UV-triggered self-healing
of single microcapsules has been a good candidate to enhance the life
of polymer-based aerospace coatings because of its rapid healing process
and healing chemistry based on an accurate stoichiometric ratio. However,
free radical photoinitiators used in single microcapsules commonly
suffer from possible deactivation due to the presence of oxygen in
the space environment. Moreover, entrapment of polymeric microcapsules
into coatings often involves elevated temperature or a strong solvent,
probably leading to swelling or degradation of polymer shell, and
ultimately the loss of active healing species into the host matrix.

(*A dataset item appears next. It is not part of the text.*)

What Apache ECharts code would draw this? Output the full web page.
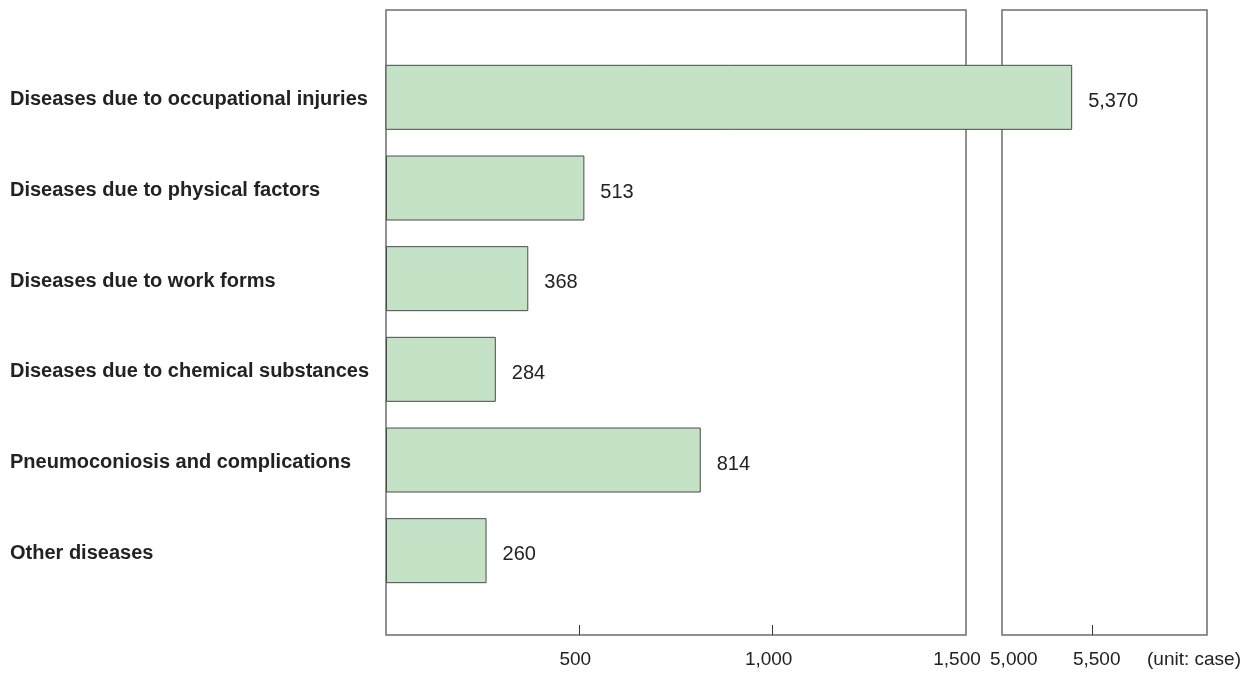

We herein describe the first single robust SiO2 microcapsule
self-healing system based on UV-triggered cationic polymerization
for potential application in aerospace coatings. On the basis of the
similarity of solubility parameters of the active healing species
and the SiO2 precursor, the epoxy resin and cationic photoinitiator
are successfully encapsulated into a single SiO2 microcapsule
via a combined interfacial/in situ polymerization. The single SiO2 microcapsule shows solvent resistance and thermal stability,
especially a strong resistance for thermal cycling in a simulated
space environment. In addition, the up to 89% curing efficiency of
the epoxy resin in 30 min, and the obvious filling of scratches in
the epoxy matrix demonstrate the excellent UV-induced healing performance
of SiO2 microcapsules, attributed to a high load of healing
species within the capsule (up to 87 wt %) and healing chemistry based
on an accurate stoichiometric ratio of the photoinitiator and epoxy
resin at 9/100. More importantly, healing chemistry based on a UV-triggered
cationic polymerization mechanism is not sensitive to oxygen, extremely
facilitating future embedment of this single SiO2 microcapsule
in spacecraft coatings to achieve self-healing in a space environment
with abundant UV radiation and oxygen.